Quote every line below exactly and skip any picture.
* start *
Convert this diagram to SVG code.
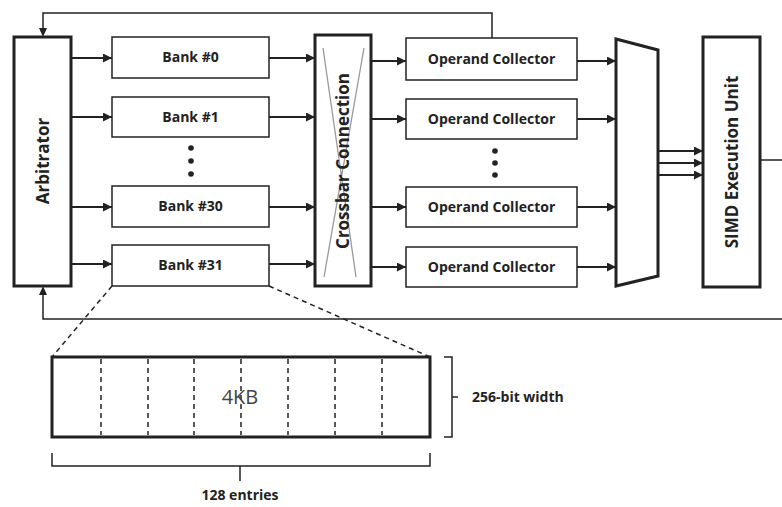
<svg xmlns="http://www.w3.org/2000/svg" width="782" height="507" viewBox="0 0 782 507">
<defs>
<marker id="ah" viewBox="0 0 10 10" refX="10" refY="5" markerWidth="9" markerHeight="9" markerUnits="userSpaceOnUse" orient="auto"><path d="M0,0 L10,5 L0,10 z" fill="#222"/></marker>
</defs>
<style>
.box{fill:#fff;stroke:#222;stroke-width:1.5}
.tbox{fill:#fff;stroke:#222;stroke-width:3}
.lbl{font-family:"Open Sans","DejaVu Sans",sans-serif;font-weight:bold;font-size:14px;fill:#222;text-anchor:middle}
.big{font-size:17px}
.ar{stroke:#222;stroke-width:2;fill:none;marker-end:url(#ah)}
.ln{stroke:#222;stroke-width:1.5;fill:none}
.dash{stroke:#222;stroke-width:1.5;fill:none;stroke-dasharray:5,4}
</style>
<rect width="782" height="507" fill="#fff"/>
<g id="connectors">
<path class="ln" d="M492,38 V13 H43 V29"/>
<path d="M43,37 L39,28 L47,28 z" fill="#222"/>
<path class="ln" d="M782,319 H43 V294"/>
<path d="M43,286 L39,295 L47,295 z" fill="#222"/>
<path class="ln" d="M761,160 H782"/>
<path class="ar" d="M71,58 H112"/>
<path class="ar" d="M71,117 H112"/>
<path class="ar" d="M71,207 H112"/>
<path class="ar" d="M71,264 H112"/>
<path class="ar" d="M269,58 H315"/>
<path class="ar" d="M269,117 H315"/>
<path class="ar" d="M269,207 H315"/>
<path class="ar" d="M269,264 H315"/>
<path class="ar" d="M371,61 H406"/>
<path class="ar" d="M371,119 H406"/>
<path class="ar" d="M371,207 H406"/>
<path class="ar" d="M371,267 H406"/>
<path class="ar" d="M577,61 H616"/>
<path class="ar" d="M577,119 H616"/>
<path class="ar" d="M577,207 H616"/>
<path class="ar" d="M577,267 H616"/>
<path class="ar" d="M658,151 H703"/>
<path class="ar" d="M658,163 H703"/>
<path class="ar" d="M658,175 H703"/>
<path class="dash" d="M112,286 L52,357"/>
<path class="dash" d="M269,286 L430,357"/>
</g>
<g id="arbitrator">
<rect class="tbox" x="14" y="37" width="57" height="249"/>
<text class="lbl big" transform="translate(49,161) rotate(-90)">Arbitrator</text>
</g>
<g id="bank0"><rect class="box" x="112" y="37" width="157" height="41"/><text class="lbl" x="190.5" y="62">Bank #0</text></g>
<g id="bank1"><rect class="box" x="112" y="97" width="157" height="40"/><text class="lbl" x="190.5" y="122">Bank #1</text></g>
<g id="bank30"><rect class="box" x="112" y="186" width="157" height="41"/><text class="lbl" x="190.5" y="211">Bank #30</text></g>
<g id="bank31"><rect class="box" x="112" y="245" width="157" height="41"/><text class="lbl" x="190.5" y="270">Bank #31</text></g>
<g id="dots1" fill="#222"><circle cx="191" cy="148" r="2.8"/><circle cx="191" cy="161" r="2.8"/><circle cx="191" cy="174" r="2.8"/></g>
<g id="crossbar">
<rect class="tbox" x="315" y="35" width="56" height="251"/>
<path d="M323,48 L356,277 M364,48 L324,277" stroke="#999" stroke-width="1.3" fill="none"/>
<text class="lbl big" transform="translate(349,161) rotate(-90)">Crossbar Connection</text>
</g>
<g id="oc0"><rect class="box" x="406" y="38" width="171" height="42"/><text class="lbl" x="491.5" y="64">Operand Collector</text></g>
<g id="oc1"><rect class="box" x="406" y="99" width="171" height="40"/><text class="lbl" x="491.5" y="124">Operand Collector</text></g>
<g id="oc30"><rect class="box" x="406" y="187" width="171" height="40"/><text class="lbl" x="491.5" y="212">Operand Collector</text></g>
<g id="oc31"><rect class="box" x="406" y="247" width="171" height="40"/><text class="lbl" x="491.5" y="272">Operand Collector</text></g>
<g id="dots2" fill="#222"><circle cx="495" cy="151" r="2.8"/><circle cx="495" cy="163" r="2.8"/><circle cx="495" cy="175" r="2.8"/></g>
<g id="mux"><path d="M616,39 L658,50 L658,276 L616,286 z" fill="#fff" stroke="#222" stroke-width="3"/></g>
<g id="simd">
<rect class="tbox" x="703" y="37" width="57" height="250"/>
<text class="lbl big" transform="translate(738,162) rotate(-90)">SIMD Execution Unit</text>
</g>
<g id="bankdetail">
<rect x="52" y="357" width="378" height="80" fill="#fff" stroke="#222" stroke-width="3"/>
<path class="dash" d="M101,359 V435 M148,359 V435 M194,359 V435 M241,359 V435 M288,359 V435 M335,359 V435 M382,359 V435" stroke-dasharray="5,3.5"/>
<text x="240" y="404" font-family="'Open Sans','DejaVu Sans',sans-serif" font-size="20" fill="#444" text-anchor="middle">4KB</text>
</g>
<g id="brackets">
<path class="ln" d="M444,357 H452 V437 H444 M452,397 H458" stroke-width="1.2"/>
<path class="ln" d="M52,453 V466 H430 V453 M240,466 V481" stroke-width="1.2"/>
<text class="lbl" x="472" y="402" style="text-anchor:start">256-bit width</text>
<text class="lbl" x="240" y="500">128 entries</text>
</g>
</svg>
* end *
● Solution to this problem
Convert this diagram to SVG code.
<svg xmlns="http://www.w3.org/2000/svg" width="782" height="507" viewBox="0 0 782 507">
<defs>
<marker id="ah" viewBox="0 0 10 10" refX="10" refY="5" markerWidth="9" markerHeight="9" markerUnits="userSpaceOnUse" orient="auto"><path d="M0,0 L10,5 L0,10 z" fill="#222"/></marker>
</defs>
<style>
.box{fill:#fff;stroke:#222;stroke-width:1.5}
.tbox{fill:#fff;stroke:#222;stroke-width:3}
.lbl{font-family:"Open Sans","DejaVu Sans",sans-serif;font-weight:bold;font-size:14px;fill:#222;text-anchor:middle}
.big{font-size:17px}
.ar{stroke:#222;stroke-width:2;fill:none;marker-end:url(#ah)}
.ln{stroke:#222;stroke-width:1.5;fill:none}
.dash{stroke:#222;stroke-width:1.5;fill:none;stroke-dasharray:5,4}
</style>
<rect width="782" height="507" fill="#fff"/>
<g id="connectors">
<path class="ln" d="M492,38 V13 H43 V29"/>
<path d="M43,37 L39,28 L47,28 z" fill="#222"/>
<path class="ln" d="M782,319 H43 V294"/>
<path d="M43,286 L39,295 L47,295 z" fill="#222"/>
<path class="ln" d="M761,160 H782"/>
<path class="ar" d="M71,58 H112"/>
<path class="ar" d="M71,117 H112"/>
<path class="ar" d="M71,207 H112"/>
<path class="ar" d="M71,264 H112"/>
<path class="ar" d="M269,58 H315"/>
<path class="ar" d="M269,117 H315"/>
<path class="ar" d="M269,207 H315"/>
<path class="ar" d="M269,264 H315"/>
<path class="ar" d="M371,61 H406"/>
<path class="ar" d="M371,119 H406"/>
<path class="ar" d="M371,207 H406"/>
<path class="ar" d="M371,267 H406"/>
<path class="ar" d="M577,61 H616"/>
<path class="ar" d="M577,119 H616"/>
<path class="ar" d="M577,207 H616"/>
<path class="ar" d="M577,267 H616"/>
<path class="ar" d="M658,151 H703"/>
<path class="ar" d="M658,163 H703"/>
<path class="ar" d="M658,175 H703"/>
<path class="dash" d="M112,286 L52,357"/>
<path class="dash" d="M269,286 L430,357"/>
</g>
<g id="arbitrator">
<rect class="tbox" x="14" y="37" width="57" height="249"/>
<text class="lbl big" transform="translate(49,161) rotate(-90)">Arbitrator</text>
</g>
<g id="bank0"><rect class="box" x="112" y="37" width="157" height="41"/><text class="lbl" x="190.5" y="62">Bank #0</text></g>
<g id="bank1"><rect class="box" x="112" y="97" width="157" height="40"/><text class="lbl" x="190.5" y="122">Bank #1</text></g>
<g id="bank30"><rect class="box" x="112" y="186" width="157" height="41"/><text class="lbl" x="190.5" y="211">Bank #30</text></g>
<g id="bank31"><rect class="box" x="112" y="245" width="157" height="41"/><text class="lbl" x="190.5" y="270">Bank #31</text></g>
<g id="dots1" fill="#222"><circle cx="191" cy="148" r="2.8"/><circle cx="191" cy="161" r="2.8"/><circle cx="191" cy="174" r="2.8"/></g>
<g id="crossbar">
<rect class="tbox" x="315" y="35" width="56" height="251"/>
<path d="M323,48 L356,277 M364,48 L324,277" stroke="#999" stroke-width="1.3" fill="none"/>
<text class="lbl big" transform="translate(349,161) rotate(-90)">Crossbar Connection</text>
</g>
<g id="oc0"><rect class="box" x="406" y="38" width="171" height="42"/><text class="lbl" x="491.5" y="64">Operand Collector</text></g>
<g id="oc1"><rect class="box" x="406" y="99" width="171" height="40"/><text class="lbl" x="491.5" y="124">Operand Collector</text></g>
<g id="oc30"><rect class="box" x="406" y="187" width="171" height="40"/><text class="lbl" x="491.5" y="212">Operand Collector</text></g>
<g id="oc31"><rect class="box" x="406" y="247" width="171" height="40"/><text class="lbl" x="491.5" y="272">Operand Collector</text></g>
<g id="dots2" fill="#222"><circle cx="495" cy="151" r="2.8"/><circle cx="495" cy="163" r="2.8"/><circle cx="495" cy="175" r="2.8"/></g>
<g id="mux"><path d="M616,39 L658,50 L658,276 L616,286 z" fill="#fff" stroke="#222" stroke-width="3"/></g>
<g id="simd">
<rect class="tbox" x="703" y="37" width="57" height="250"/>
<text class="lbl big" transform="translate(738,162) rotate(-90)">SIMD Execution Unit</text>
</g>
<g id="bankdetail">
<rect x="52" y="357" width="378" height="80" fill="#fff" stroke="#222" stroke-width="3"/>
<path class="dash" d="M101,359 V435 M148,359 V435 M194,359 V435 M241,359 V435 M288,359 V435 M335,359 V435 M382,359 V435" stroke-dasharray="5,3.5"/>
<text x="240" y="404" font-family="'Open Sans','DejaVu Sans',sans-serif" font-size="20" fill="#444" text-anchor="middle">4KB</text>
</g>
<g id="brackets">
<path class="ln" d="M444,357 H452 V437 H444 M452,397 H458" stroke-width="1.2"/>
<path class="ln" d="M52,453 V466 H430 V453 M240,466 V481" stroke-width="1.2"/>
<text class="lbl" x="472" y="402" style="text-anchor:start">256-bit width</text>
<text class="lbl" x="240" y="500">128 entries</text>
</g>
</svg>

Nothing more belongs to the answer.